News

PF takes GBM case to Supreme Court

ALVIN CHIINGA, Lusaka
THE State has appealed to the Supreme Court against the judgment of the Lusaka High Court that United Party for National Development (UPND) vice-president for administration Geoffrey Mwamba is still a PF member of Parliament (MP) for Kasama Central.
According to a memorandum of appeal, Solicitor-General Abraham Mwansa has asked Judge Florence Lengalenga to stay the execution of a decision she made on March 23, 2016 awaiting the outcome of the appeal in the Supreme Court.
In her ruling, Ms Justice Lengalenga declared that Mr Mwamba was still an MP under the PF ticket.
She subsequently ruled that Speaker of National Assembly Patrick Matibini acted in excess of his power by declaring Mr Mwamba’s seat vacant.

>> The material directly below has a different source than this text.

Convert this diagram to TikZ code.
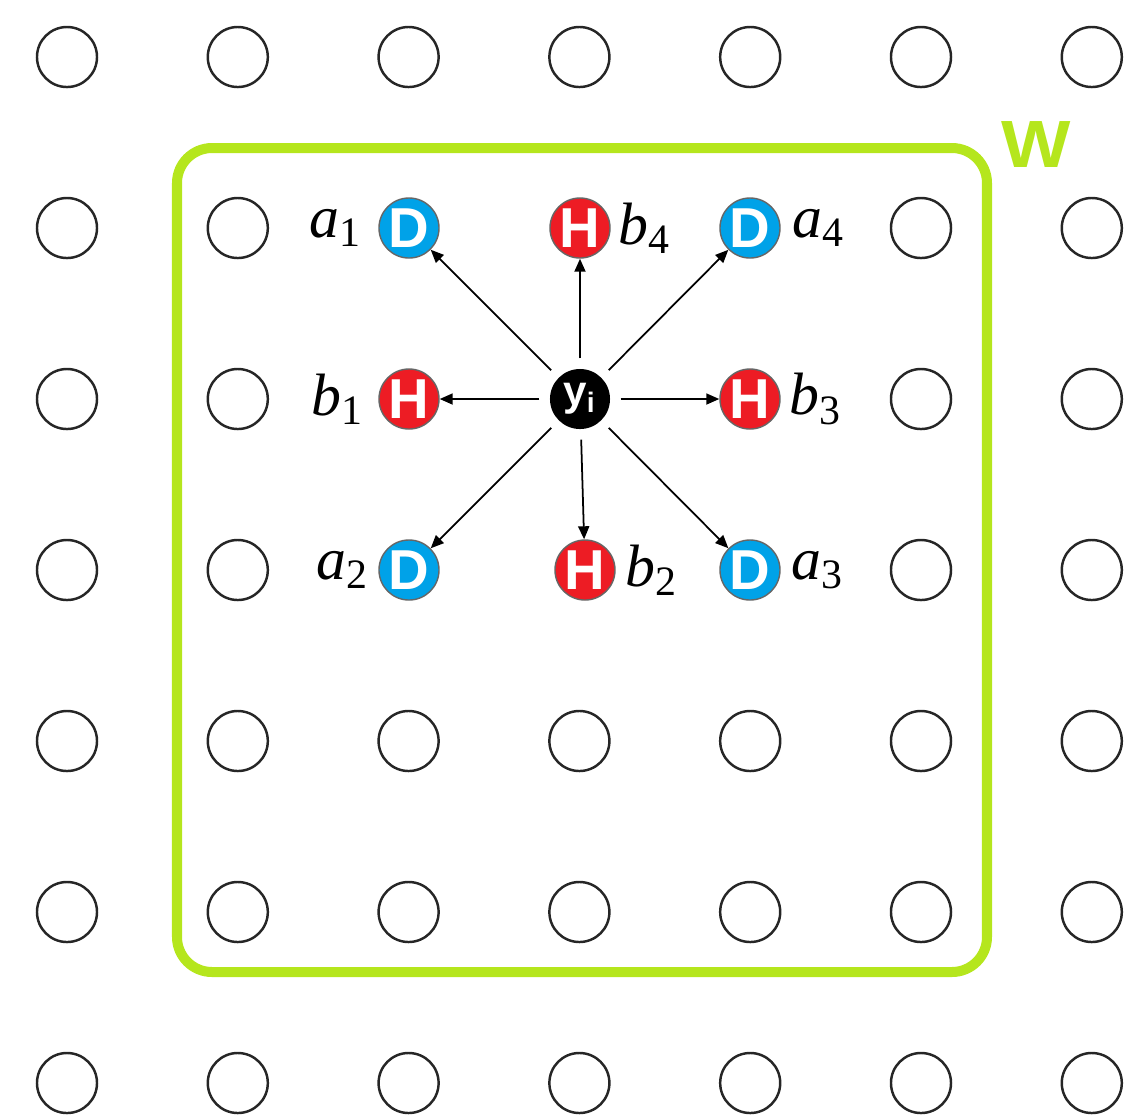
\documentclass[tikz,border=0pt]{standalone}
\usepackage{fontspec}
\setmainfont{Liberation Serif}
\setsansfont{Liberation Sans}
\newfontfamily\timesfont{Liberation Serif}
\usetikzlibrary{arrows.meta,positioning}
\definecolor{limegreen}{RGB}{181,230,29}
\definecolor{dblue}{RGB}{0,162,232}
\definecolor{hred}{RGB}{237,28,36}
\newcommand{\sublab}[2]{{\timesfont\itshape #1}\textsubscript{\timesfont #2}}

\begin{document}
\begin{tikzpicture}[x=0.01cm, y=-0.01cm,
  site/.style={circle, draw=black!85, line width=0.7pt, minimum size=0.6cm, inner sep=0pt},
  dsite/.style={circle, fill=dblue, draw=black!60, line width=0.4pt, minimum size=0.6cm, inner sep=0pt,
    text=white, font=\sffamily\bfseries\fontsize{16}{16}\selectfont},
  hsite/.style={dsite, fill=hred},
  ysite/.style={circle, fill=black, minimum size=0.6cm, inner sep=0pt,
    text=white, font=\sffamily\bfseries\fontsize{12}{12}\selectfont},
  lab/.style={inner sep=0pt, font=\timesfont\fontsize{17}{20}\selectfont},
  link/.style={-{Triangle[length=1.3mm, width=1.1mm]}, line width=0.5pt, shorten <=0.1cm}]
\useasboundingbox (0,0) rectangle (1126,1120);
% lattice of empty sites
\foreach \c in {0,...,6} {
  \foreach \r in {0,...,6} {
    \pgfmathtruncatemacro\inwin{(\c>1)&&(\c<5)&&(\r>0)&&(\r<4)}
    \ifnum\inwin=0
      \node[site] (s-\c-\r) at ({67+170.8*\c},{57+171*\r}) {};
    \fi
  }
}
% window W
\draw[limegreen, line width=0.1cm, rounded corners=0.35cm] (177,148) rectangle (987,972);
\node[text=limegreen, font=\sffamily\bfseries\fontsize{19}{19}\selectfont, xscale=1.1] (w) at (1036,145) {W};
% centre site and its neighbours
\node[ysite] (y) at (580,399) {y\textsubscript{i}};
\foreach \x/\y/\n/\s/\t in {409/228/a1/dsite/D, 580/228/b4/hsite/H, 750/228/a4/dsite/D,
                         409/399/b1/hsite/H, 750/399/b3/hsite/H,
                         409/570/a2/dsite/D, 585/570/b2/hsite/H, 750/570/a3/dsite/D} {
  \node[\s] (\n) at (\x,\y) {\t};
  \draw[link] (y) -- (\n);
}
\node[lab, left=0.15cm of a1] (la1) {\sublab{a}{1}};
\node[lab, left=0.13cm of b1] (lb1) {\sublab{b}{1}};
\node[lab, left=0.08cm of a2] (la2) {\sublab{a}{2}};
\node[lab, right=0.07cm of b4] (lb4) {\sublab{b}{4}};
\node[lab, right=0.09cm of b2] (lb2) {\sublab{b}{2}};
\node[lab, right=0.11cm of a4] (la4) {\sublab{a}{4}};
\node[lab, right=0.08cm of b3] (lb3) {\sublab{b}{3}};
\node[lab, right=0.10cm of a3] (la3) {\sublab{a}{3}};
\end{tikzpicture}
\end{document}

This followed Mr Mwamba’s appointment as UPND vice-president for administration, a move which meant he had crossed the floor of the House, in contravention of article 71(2) (c) of the Constitution.
According to the memorandum of appeal, the State has appealed because it was not satisfied with Ms Justice Lengalenga and filed an appeal on three grounds.
In the first ground, Mr Mwansa argues that Ms Justice Lengalenga erred in law and fact by deciding that Dr Matibini was wrong to declare the seat vacant instead of referring the issue to the court.
Mr Mwansa is of the view that Justice Lengalenga erred in law and fact in deciding that the Speaker acted illegally or ultra vires the provisions of Article 72 (1) (a) of the Constitution.
He further contends that Ms Justice Lengalenga erred when she found that Mr Mwamba’s legitimate expectation to have the status of his parliamentary seat determined by the High Court was breached by the declaration of the seat vacant and ordered that he be paid his emoluments.
In his certificate of urgency, which he also filed yesterday, Mr Mwansa asked Judge Lengalenga to, in the meantime, stay her decision until the outcome of the ruling at the Supreme Court.
Mr Mwansa contends that overly, there is no power that the High Court possesses to interfere with the internal proceedings of the National Assembly.